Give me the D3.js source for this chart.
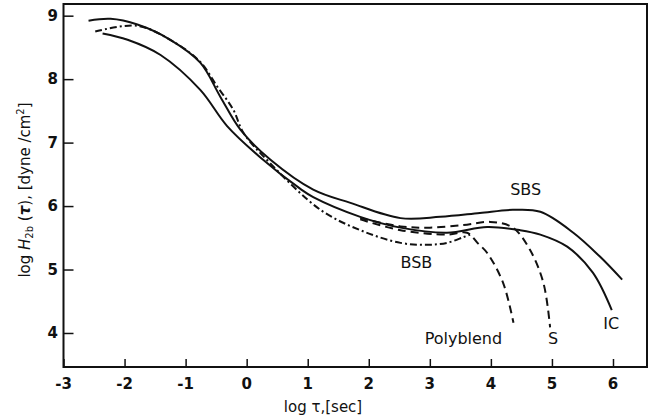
<!DOCTYPE html>
<html>
<head>
<meta charset="utf-8">
<script src="https://cdn.jsdelivr.net/npm/d3@7"></script>
<style>
  html, body { margin: 0; padding: 0; background: #fff; }
  svg text { font-family: "DejaVu Sans", sans-serif; fill: #111; }
</style>
</head>
<body>
<svg id="chart" width="655" height="420"></svg>
<script>
// log H2b(tau) vs log tau, five blends

const xTicks = [-3, -2, -1, 0, 1, 2, 3, 4, 5, 6];
const yTicks = [4, 5, 6, 7, 8, 9];

// [log tau, log H]
const sbs = [
  [-2.59, 8.92], [-2.23, 8.95], [-1.79, 8.86], [-1.25, 8.62], [-0.76, 8.26],
  [-0.43, 7.72], [-0.10, 7.20], [0.39, 6.73], [1.09, 6.26], [1.70, 6.05],
  [2.52, 5.81], [3.17, 5.83], [3.82, 5.89], [4.36, 5.94], [4.81, 5.91],
  [5.35, 5.58], [5.79, 5.20], [6.15, 4.84]
];
const ic = [
  [-2.36, 8.72], [-1.95, 8.62], [-1.41, 8.38], [-0.76, 7.83], [-0.32, 7.26],
  [0.22, 6.77], [0.88, 6.27], [1.09, 6.14], [1.86, 5.83], [2.52, 5.66],
  [3.28, 5.58], [3.94, 5.67], [4.48, 5.62], [4.81, 5.55], [5.25, 5.36],
  [5.67, 4.95], [5.98, 4.36]
];
const bsb = [
  [-2.48, 8.75], [-1.79, 8.84], [-1.20, 8.59], [-0.76, 8.27], [-0.48, 7.88],
  [-0.22, 7.52], [-0.05, 7.15], [0.40, 6.66], [1.21, 5.94], [1.86, 5.62],
  [2.52, 5.42], [2.96, 5.39], [3.28, 5.42], [3.55, 5.51], [3.66, 5.55]
];
const sCurve = [
  [1.86, 5.81], [2.52, 5.68], [3.00, 5.66], [3.55, 5.70], [3.99, 5.75],
  [4.36, 5.66], [4.64, 5.31], [4.86, 4.79], [4.97, 4.09]
];
const polyblend = [
  [1.86, 5.79], [2.52, 5.62], [3.28, 5.55], [3.61, 5.58], [3.78, 5.42],
  [3.94, 5.26], [4.20, 4.79], [4.37, 4.16]
];

const series = [
  { name: "SBS", data: sbs, dash: null },
  { name: "IC", data: ic, dash: null },
  { name: "BSB", data: bsb, dash: "7,3,2,3" },
  { name: "S", data: sCurve, dash: "8,5" },
  { name: "Polyblend", data: polyblend, dash: "8,5" }
];

const labels = [
  { text: "SBS", x: 4.57, y: 6.17 },
  { text: "BSB", x: 2.78, y: 5.02 },
  { text: "Polyblend", x: 3.55, y: 3.82 },
  { text: "S", x: 5.02, y: 3.82 },
  { text: "IC", x: 5.97, y: 4.06 }
];

const svg = d3.select("#chart");

const x = d3.scaleLinear().domain([-3, 6.557]).range([63.5, 647]);
const y = d3.scaleLinear().domain([3.464, 9.184]).range([367, 4]);

// frame
svg.append("rect")
  .attr("x", x.range()[0]).attr("y", y.range()[1])
  .attr("width", x.range()[1] - x.range()[0])
  .attr("height", y.range()[0] - y.range()[1])
  .attr("fill", "none").attr("stroke", "#111").attr("stroke-width", 2);

// x axis: inward ticks
const xAxis = svg.append("g")
  .attr("transform", `translate(0,${y.range()[0]})`)
  .call(d3.axisTop(x).tickValues(xTicks).tickSize(8).tickFormat(""));
xAxis.select(".domain").remove();
xAxis.selectAll("line").attr("stroke", "#111").attr("stroke-width", 1.5);

svg.append("g").selectAll("text").data(xTicks).join("text")
  .attr("x", (d) => x(d))
  .attr("y", 389)
  .attr("text-anchor", "middle")
  .attr("font-size", 15)
  .attr("font-weight", "bold")
  .text((d) => (d < 0 ? "-" + Math.abs(d) : d));

// y axis: inward ticks
const yAxis = svg.append("g")
  .attr("transform", `translate(${x.range()[0]},0)`)
  .call(d3.axisRight(y).tickValues(yTicks).tickSize(10).tickFormat(""));
yAxis.select(".domain").remove();
yAxis.selectAll("line").attr("stroke", "#111").attr("stroke-width", 1.5);

svg.append("g").selectAll("text").data(yTicks).join("text")
  .attr("x", 58)
  .attr("y", (d) => y(d) + 5)
  .attr("text-anchor", "end")
  .attr("font-size", 15)
  .attr("font-weight", "bold")
  .text((d) => d);

// curves
const line = d3.line()
  .x((d) => x(d[0]))
  .y((d) => y(d[1]))
  .curve(d3.curveCatmullRom.alpha(0.5));

svg.append("g").selectAll("path").data(series).join("path")
  .attr("d", (d) => line(d.data))
  .attr("fill", "none")
  .attr("stroke", "#111")
  .attr("stroke-width", 2)
  .attr("stroke-dasharray", (d) => d.dash);

// curve labels
svg.append("g").selectAll("text").data(labels).join("text")
  .attr("x", (d) => x(d.x))
  .attr("y", (d) => y(d.y))
  .attr("text-anchor", "middle")
  .attr("font-size", 16)
  .text((d) => d.text);

// axis titles
const xt = svg.append("text")
  .attr("x", 323).attr("y", 412)
  .attr("text-anchor", "middle")
  .attr("font-size", 15);
xt.append("tspan").text("log τ,[sec]");

const yt = svg.append("text")
  .attr("transform", "translate(30,190) rotate(-90)")
  .attr("text-anchor", "middle")
  .attr("font-size", 15);
yt.append("tspan").text("log ");
yt.append("tspan").attr("font-style", "italic").text("H");
yt.append("tspan").attr("font-size", 10).attr("dy", 3).text("2b");
yt.append("tspan").attr("dy", -3).text(" (");
yt.append("tspan").attr("font-weight", "bold").attr("font-style", "italic").text("τ");
yt.append("tspan").text("), [dyne /cm");
yt.append("tspan").attr("font-size", 10).attr("dy", -6).text("2");
yt.append("tspan").attr("dy", 6).text("]");
</script>
</body>
</html>
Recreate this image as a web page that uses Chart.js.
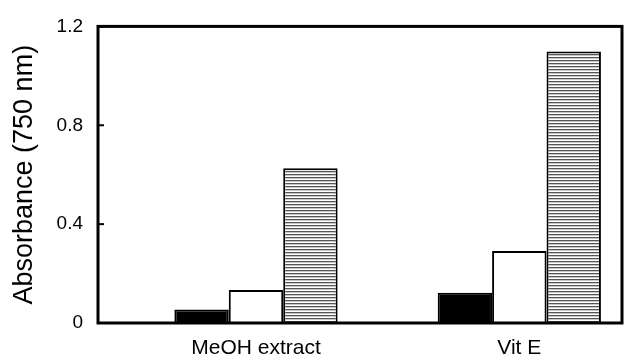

**Task**:
Take the lines from the start of the material to the line with "const yTicks = [4, 5, 6, 7, 8, 9];", both included, and transcribe them exactly without the pictures.

**Solution to this problem**:
Give me the D3.js source for this chart.
<!DOCTYPE html>
<html>
<head>
<meta charset="utf-8">
<script src="https://cdn.jsdelivr.net/npm/d3@7"></script>
<style>
  html, body { margin: 0; padding: 0; background: #fff; }
  svg text { font-family: "DejaVu Sans", sans-serif; fill: #111; }
</style>
</head>
<body>
<svg id="chart" width="655" height="420"></svg>
<script>
// log H2b(tau) vs log tau, five blends

const xTicks = [-3, -2, -1, 0, 1, 2, 3, 4, 5, 6];
const yTicks = [4, 5, 6, 7, 8, 9];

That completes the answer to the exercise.